We shopped for five pairs comfy enough to snooze in but stylish enough for a quick foray out in public. We soon learned that this combination can cost $80 or $90 a pop. And we still didn't find our Holy Grail.
The thick, loose, cotton/Lycra pants from lucy were certainly modest enough for the grocery store but we found them frumpy. In contrast, the Calvin Klein Underwear pair, made from a gossamer-weight blend of modal and Lycra, would be a dream to nap in but were not suitable for outdoors. The same went for the Pima-cotton pair from ADAM, billed as perfect for air travel. Uh, no. Why not just stroll through the terminal in your nightie?
Our Best Overall, the $89 James Perse loungers, were close-cut enough that with a long sweater to cover the decorative front fly, they'd do in public. Best Value goes to the American Apparel cotton drawstring pants. At $28, the price didn't make us tense.

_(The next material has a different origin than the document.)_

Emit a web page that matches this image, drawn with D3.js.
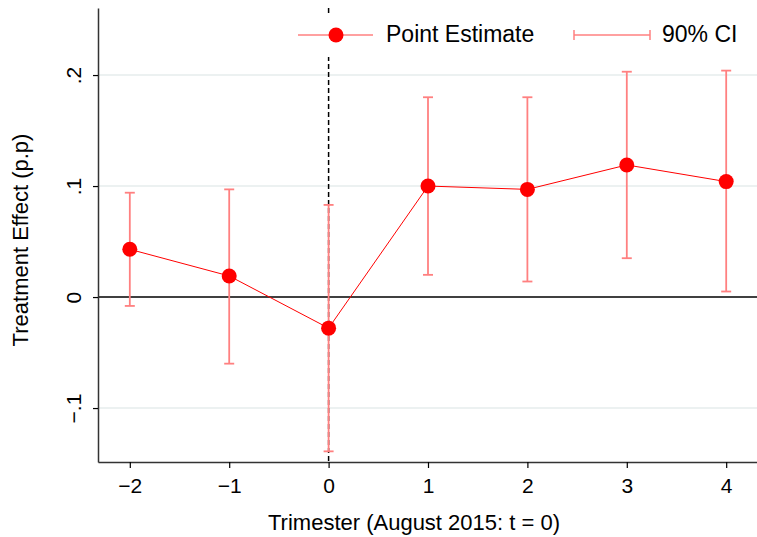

Fine jersey Relaxe pant (Best Value)
$28; standard shipping adds $7
The good: T-shirt weight, 100% cotton pants with a drawstring waist were neither too baggy nor too skimpy and would do for a quick run to the end of the driveway. Made in USA.
The bad: The fabric wasn't as silky as the ADAM pants or many of the other blends. (The company says the fabric holds its shape better than pima does.) Very low rise, at two inches or more below the navel.
The shopping: We're not prudish, but it's hard not to be put off by this company's trademark suggestive photos of glassy-eyed girls.